Additional Pentagon Budget Request Reflects Petraeus’ Recommendations
By Sgt. Sara Wood, USA
American Forces Press Service
WASHINGTON, Sept. 26, 2007 The additional budget request for the war on terror that Defense Secretary Robert M. Gates will present to Congress today reflects troop-level recommendations made by the senior U.S. commander in Iraq, a Pentagon spokesman said today. (Video)
Defense Secretary Robert M. Gates testifies before the Senate Appropriations Committee, Sept. 26, 2007. He was joined by Deputy Secretary of State John Negroponte, Chairman of the Joint Chiefs of Staff U.S. Marine Gen. Peter Pace, and Under Secretary of Defense (Comptroller) Tina Jonas. Defense Dept. photo by Cherie A. Thurlby
(Click photo for screen-resolution image);high-resolution image available.
Gates will present a $42.3 billion addition to the 2008 global war on terror supplemental request when he testifies before the Senate Appropriations Committee today, Geoff Morrell, Pentagon press secretary, told reporters. This brings the overall request to just under $190 billion, after a $5.3 billion procurement request for armored vehicles was added to the $141.7 billion original request.
The initial request made in February did not take into account the U.S. troop surge into Iraq, Morrell said, so this addition was expected. This request reflects the recommendation of Army Gen. David H. Petraeus, commander of Multinational Force Iraq, to draw down U.S. forces in Iraq to 15 brigades by the end of July 2008 if conditions on the ground improve, Morrell said.
“You can rest assured that this number reflects the fact that the services believe they’re going to need additional dollars to continue at the pace we’re now going at coming into the new year,” Morrell said.
Morrell declined to comment on how the distribution of the money would break down, but said that a large portion of the money will definitely go toward construction and deployment of mine-resistant, ambush-protected vehicles, which are in high demand in Iraq.

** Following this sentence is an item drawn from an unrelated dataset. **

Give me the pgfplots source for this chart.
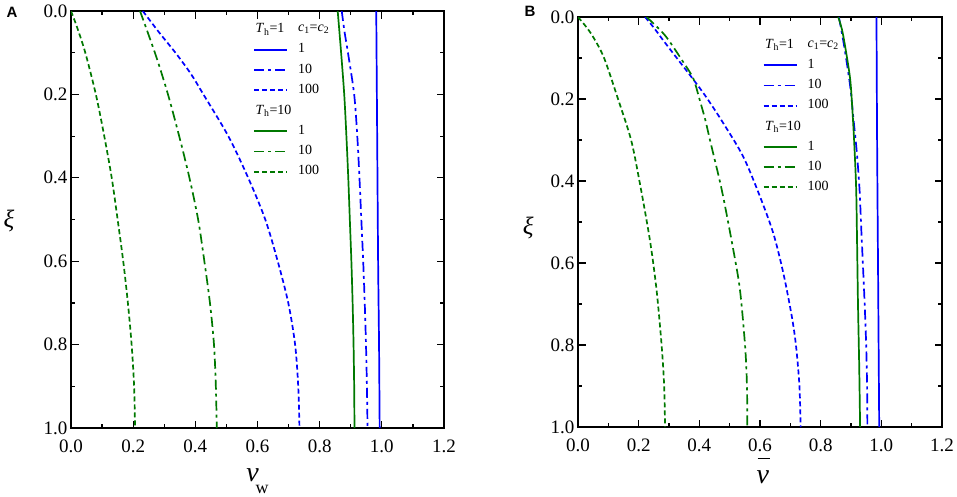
\documentclass[border=0pt]{standalone}
\usepackage{fontspec}
\setmainfont{Liberation Serif}
\newfontfamily\sansfont{Liberation Sans}
\usepackage{pgfplots}
\pgfplotsset{compat=1.18}
\definecolor{cblue}{RGB}{0,0,255}
\definecolor{cgreen}{RGB}{0,120,0}
\tikzset{dd/.style={dash pattern=on 10pt off 4pt on 3pt off 4pt},
  ds/.style={dash pattern=on 5pt off 3pt}}
\pgfplotsset{
  common/.style={
    scale only axis,
    anchor=south west,
    xmin=0, xmax=1.2, ymin=0, ymax=1,
    y dir=reverse,
    xtick={0,0.2,0.4,0.6,0.8,1.0,1.2},
    xticklabels={0.0,0.2,0.4,0.6,0.8,1.0,1.2},
    ytick={0,0.2,0.4,0.6,0.8,1.0},
    yticklabels={0.0,0.2,0.4,0.6,0.8,1.0},
    minor x tick num=1, minor y tick num=1,
    tick align=inside,
    major tick length=7.5pt, minor tick length=4pt,
    every tick/.style={black, line width=1.2pt},
    axis line style={line width=1.6pt},
    tick label style={font=\fontsize{19}{22}\selectfont},
    xticklabel style={yshift=-8pt},
    legend cell align=left,
    legend style={draw=none, fill=none, inner sep=0pt, anchor=north west,
      font=\fontsize{14}{16}\selectfont, row sep=6.6pt,
      nodes={inner sep=0pt, text height=10pt, text depth=3.5pt},
      /tikz/every odd column/.style={column sep=10pt}},
    every axis plot/.append style={line width=1.7pt, smooth},
  },
  hdr/.style={legend image code/.code={\node[anchor=base west, inner sep=0pt, font=\fontsize{14}{16}\selectfont] at (0pt,-4.5pt) {\makebox[0pt][l]{#1}};}},
  limg/.style={legend image code/.code={\draw[#1, line width=1.9pt] (0pt,0pt) -- (33pt,0pt);}},
}
\newcommand{\mylegend}{%
\addlegendimage{hdr={\textit{T}\textsubscript{h}=1}}
\addlegendentry{\textit{c}\textsubscript{1}=\textit{c}\textsubscript{2}}
\addlegendimage{limg={cblue, solid}}
\addlegendentry{1}
\addlegendimage{limg={cblue, dd}}
\addlegendentry{10}
\addlegendimage{limg={cblue, ds}}
\addlegendentry{100}
\addlegendimage{hdr={\textit{T}\textsubscript{h}=10}}
\addlegendentry{}
\addlegendimage{limg={cgreen, solid}}
\addlegendentry{1}
\addlegendimage{limg={cgreen, dd}}
\addlegendentry{10}
\addlegendimage{limg={cgreen, ds}}
\addlegendentry{100}
}
\begin{document}
\begin{tikzpicture}
\path[use as bounding box] (0pt,0pt) rectangle (957pt,-497pt);
\node[anchor=base west, inner sep=0pt, font=\sansfont\bfseries\fontsize{15}{16}\selectfont] at (6.5pt,-18pt) {A};
\node[anchor=base west, inner sep=0pt, font=\sansfont\bfseries\fontsize{15}{16}\selectfont] at (524.5pt,-17pt) {B};
% ---------------- Panel A ----------------
\begin{axis}[common,
  at={(71pt,-428pt)}, width=373pt, height=417pt,
  xlabel={\textit{v}\hspace{-3pt}\raisebox{-12pt}{\fontsize{18}{20}\selectfont w}},
  every axis x label/.style={at={(axis description cs:0.5,-0.129)}, anchor=base, font=\fontsize{28}{30}\selectfont},
  ylabel={\textit{ξ}},
  every axis y label/.style={at={(axis description cs:-0.166,0.496)}, anchor=center, font=\fontsize{25}{27}\selectfont},
  legend style={at={(axis description cs:0.488,0.975)}},
]
\mylegend
\addplot[cblue, forget plot] coordinates {(0.982,0) (0.985,0.3) (0.988,0.6) (0.991,0.8) (0.993,1.0)};
\addplot[cblue, dd, forget plot] coordinates {(0.871,0) (0.880,0.05) (0.891,0.1) (0.911,0.2) (0.921,0.3) (0.928,0.4) (0.934,0.5) (0.940,0.6) (0.945,0.7) (0.949,0.8) (0.952,0.9) (0.954,1.0)};
\addplot[cblue, ds, forget plot] coordinates {(0.231,0) (0.282,0.05) (0.336,0.1) (0.385,0.15) (0.426,0.2) (0.506,0.3) (0.570,0.4) (0.625,0.5) (0.665,0.6) (0.699,0.7) (0.721,0.8) (0.731,0.9) (0.735,1.0)};
\addplot[cgreen, forget plot] coordinates {(0.858,0) (0.869,0.1) (0.879,0.2) (0.886,0.3) (0.892,0.4) (0.897,0.5) (0.902,0.6) (0.906,0.7) (0.909,0.8) (0.911,0.9) (0.912,1.0)};
\addplot[cgreen, dd, forget plot] coordinates {(0.222,0) (0.251,0.06) (0.278,0.118) (0.312,0.2) (0.348,0.3) (0.381,0.4) (0.409,0.5) (0.429,0.6) (0.447,0.7) (0.460,0.8) (0.466,0.9) (0.469,1.0)};
\addplot[cgreen, ds, forget plot] coordinates {(0.0,0) (0.020,0.04) (0.046,0.1) (0.080,0.2) (0.107,0.3) (0.131,0.4) (0.150,0.5) (0.168,0.6) (0.183,0.7) (0.195,0.8) (0.203,0.9) (0.206,1.0)};
\end{axis}
% ---------------- Panel B ----------------
\begin{axis}[common,
  at={(578pt,-427pt)}, width=364pt, height=410pt,
  xlabel={\makebox[0pt][l]{\hspace{1pt}\raisebox{24pt}{\rule{12pt}{1.6pt}}}\textit{v}},
  every axis x label/.style={at={(axis description cs:0.508,-0.137)}, anchor=base, font=\fontsize{28}{30}\selectfont},
  ylabel={\textit{ξ}},
  every axis y label/.style={at={(axis description cs:-0.137,0.485)}, anchor=center, font=\fontsize{25}{27}\selectfont},
  legend style={at={(axis description cs:0.507,0.951)}},
]
\mylegend
\addplot[cblue, forget plot] coordinates {(0.984,0) (0.986,0.3) (0.989,0.6) (0.991,0.8) (0.993,1.0)};
\addplot[cblue, dd, forget plot] coordinates {(0.860,0) (0.877,0.069) (0.897,0.167) (0.908,0.248) (0.919,0.329) (0.928,0.419) (0.934,0.52) (0.939,0.6) (0.945,0.7) (0.950,0.8) (0.953,0.9) (0.954,1.0)};
\addplot[cblue, ds, forget plot] coordinates {(0.221,0) (0.251,0.027) (0.281,0.057) (0.336,0.110) (0.391,0.163) (0.427,0.2) (0.479,0.259) (0.545,0.341) (0.600,0.438) (0.644,0.528) (0.677,0.625) (0.705,0.731) (0.719,0.804) (0.730,0.9) (0.734,1.0)};
\addplot[cgreen, forget plot] coordinates {(0.858,0) (0.870,0.03) (0.880,0.069) (0.897,0.150) (0.905,0.232) (0.911,0.313) (0.917,0.419) (0.920,0.55) (0.923,0.7) (0.927,0.85) (0.930,1.0)};
\addplot[cgreen, dd, forget plot] coordinates {(0.226,0) (0.287,0.045) (0.347,0.110) (0.380,0.150) (0.400,0.199) (0.420,0.252) (0.435,0.3) (0.474,0.422) (0.512,0.568) (0.534,0.666) (0.551,0.804) (0.557,0.9) (0.558,1.0)};
\addplot[cgreen, ds, forget plot] coordinates {(0.0,0) (0.028,0.025) (0.051,0.05) (0.086,0.1) (0.132,0.2) (0.175,0.3) (0.204,0.406) (0.237,0.544) (0.259,0.666) (0.276,0.804) (0.284,0.9) (0.287,1.0)};
\end{axis}
\end{tikzpicture}
\end{document}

The Defense Department is still working to ramp up production of the vehicles, known as MRAPs, to the point where they can begin sea-lifting them to the theater as well as air-lifting them, Morrell said. Many challenges involved in speeding the production, he said, but it remains a high priority for the department.

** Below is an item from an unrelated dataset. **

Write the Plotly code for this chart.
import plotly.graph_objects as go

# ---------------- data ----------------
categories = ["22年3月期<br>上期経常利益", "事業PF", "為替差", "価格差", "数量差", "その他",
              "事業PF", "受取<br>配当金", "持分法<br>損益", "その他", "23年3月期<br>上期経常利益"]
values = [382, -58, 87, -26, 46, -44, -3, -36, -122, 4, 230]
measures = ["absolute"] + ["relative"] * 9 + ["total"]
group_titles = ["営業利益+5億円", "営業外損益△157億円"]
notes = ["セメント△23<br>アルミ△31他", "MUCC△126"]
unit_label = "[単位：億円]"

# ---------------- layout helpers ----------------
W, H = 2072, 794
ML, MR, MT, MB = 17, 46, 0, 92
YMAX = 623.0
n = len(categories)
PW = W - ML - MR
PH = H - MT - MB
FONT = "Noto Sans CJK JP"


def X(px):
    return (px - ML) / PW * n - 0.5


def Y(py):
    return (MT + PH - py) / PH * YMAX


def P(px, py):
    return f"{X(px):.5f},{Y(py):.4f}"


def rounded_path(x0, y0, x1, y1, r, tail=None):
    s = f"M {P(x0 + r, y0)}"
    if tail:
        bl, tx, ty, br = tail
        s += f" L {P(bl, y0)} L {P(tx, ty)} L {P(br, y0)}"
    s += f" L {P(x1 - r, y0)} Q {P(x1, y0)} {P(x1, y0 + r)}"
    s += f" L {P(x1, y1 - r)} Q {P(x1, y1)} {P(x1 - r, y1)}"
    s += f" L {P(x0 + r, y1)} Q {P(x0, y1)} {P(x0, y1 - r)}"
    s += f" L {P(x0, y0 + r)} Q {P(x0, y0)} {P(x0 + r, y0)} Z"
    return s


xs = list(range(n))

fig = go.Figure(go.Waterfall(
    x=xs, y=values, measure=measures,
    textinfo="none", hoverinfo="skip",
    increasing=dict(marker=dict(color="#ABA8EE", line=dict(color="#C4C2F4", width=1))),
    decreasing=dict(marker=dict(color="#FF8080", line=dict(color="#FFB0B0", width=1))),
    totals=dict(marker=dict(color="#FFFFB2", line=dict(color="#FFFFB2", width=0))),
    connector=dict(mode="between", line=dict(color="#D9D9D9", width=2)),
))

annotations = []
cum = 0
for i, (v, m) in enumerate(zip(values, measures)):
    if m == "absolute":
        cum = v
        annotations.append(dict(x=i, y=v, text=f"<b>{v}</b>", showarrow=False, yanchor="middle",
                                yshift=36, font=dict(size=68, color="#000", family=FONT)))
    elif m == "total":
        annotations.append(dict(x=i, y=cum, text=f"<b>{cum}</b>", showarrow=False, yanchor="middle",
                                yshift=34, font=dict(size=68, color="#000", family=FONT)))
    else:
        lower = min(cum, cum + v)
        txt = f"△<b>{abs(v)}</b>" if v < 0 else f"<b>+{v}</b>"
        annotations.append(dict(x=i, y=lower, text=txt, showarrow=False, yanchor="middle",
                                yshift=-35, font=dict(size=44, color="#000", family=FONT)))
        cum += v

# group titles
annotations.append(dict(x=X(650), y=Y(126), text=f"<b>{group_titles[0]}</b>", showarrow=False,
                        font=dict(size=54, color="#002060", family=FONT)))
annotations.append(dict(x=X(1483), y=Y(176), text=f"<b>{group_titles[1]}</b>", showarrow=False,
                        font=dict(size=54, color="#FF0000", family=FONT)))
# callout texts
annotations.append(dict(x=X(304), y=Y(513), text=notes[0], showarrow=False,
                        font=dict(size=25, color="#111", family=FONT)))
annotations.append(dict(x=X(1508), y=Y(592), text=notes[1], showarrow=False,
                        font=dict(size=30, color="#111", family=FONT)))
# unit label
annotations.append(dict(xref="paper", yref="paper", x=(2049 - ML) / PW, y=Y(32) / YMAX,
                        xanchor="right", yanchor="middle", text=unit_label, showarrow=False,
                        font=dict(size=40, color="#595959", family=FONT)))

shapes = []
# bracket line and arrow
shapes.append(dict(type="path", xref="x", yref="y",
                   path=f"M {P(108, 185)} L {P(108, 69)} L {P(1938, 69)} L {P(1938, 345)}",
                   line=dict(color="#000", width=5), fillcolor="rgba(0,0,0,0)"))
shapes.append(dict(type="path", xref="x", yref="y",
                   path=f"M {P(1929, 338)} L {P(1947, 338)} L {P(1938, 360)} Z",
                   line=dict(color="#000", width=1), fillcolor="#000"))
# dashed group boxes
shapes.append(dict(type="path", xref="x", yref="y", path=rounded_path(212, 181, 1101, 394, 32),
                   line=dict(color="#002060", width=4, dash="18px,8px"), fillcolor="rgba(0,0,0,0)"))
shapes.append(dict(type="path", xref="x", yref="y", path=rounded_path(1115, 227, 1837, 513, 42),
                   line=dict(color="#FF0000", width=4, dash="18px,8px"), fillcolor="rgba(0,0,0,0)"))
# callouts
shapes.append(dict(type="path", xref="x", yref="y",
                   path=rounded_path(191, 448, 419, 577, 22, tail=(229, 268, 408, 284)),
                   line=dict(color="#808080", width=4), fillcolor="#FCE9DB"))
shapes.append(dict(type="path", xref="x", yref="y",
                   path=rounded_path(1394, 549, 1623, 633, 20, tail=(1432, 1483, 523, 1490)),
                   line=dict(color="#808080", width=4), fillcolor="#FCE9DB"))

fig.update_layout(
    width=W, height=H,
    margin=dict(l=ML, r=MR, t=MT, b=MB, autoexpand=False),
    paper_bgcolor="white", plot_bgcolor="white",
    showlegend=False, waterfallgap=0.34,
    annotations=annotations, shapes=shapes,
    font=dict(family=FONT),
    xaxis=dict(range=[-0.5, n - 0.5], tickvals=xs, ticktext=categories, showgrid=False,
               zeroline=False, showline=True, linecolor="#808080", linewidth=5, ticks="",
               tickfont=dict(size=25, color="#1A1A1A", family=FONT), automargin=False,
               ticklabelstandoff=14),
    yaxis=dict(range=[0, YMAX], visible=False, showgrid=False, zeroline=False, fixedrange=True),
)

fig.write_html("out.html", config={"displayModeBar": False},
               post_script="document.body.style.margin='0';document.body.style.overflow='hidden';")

“We are driving this and driving it hard, and the ultimate indicator of this is, are we getting them to theater as production is ramping up, and everything I’ve seen thus far suggests that we are still on the pace we hope to be,” he said.
Morrell also answered questions about security contractors in Iraq. Based on initial information about how contractors operate in Iraq, which Gates asked for in light of a recent incident involving State Department security contractors, the secretary has dispatched a small team from the Pentagon to Iraq to delve deeper into some questions he had, Morrell said.
“From our perspective, he is satisfied with what he’s heard from them and others that we have the right policies, procedures and legal authorities in place to sort of deal with the contractors who are working for us,” Morrell said of Gates. “That said, he does have some concern about accountability and oversight.”
To help address those concerns, Deputy Defense Secretary Gordon England yesterday sent a memorandum to the Joint Chiefs of Staff and combatant commanders outlining what their authorities are to hold contractors accountable. “We’re just trying to make it clear to them that there are the existing authorities to sort of do this job that people are concerned about,” Morrell said.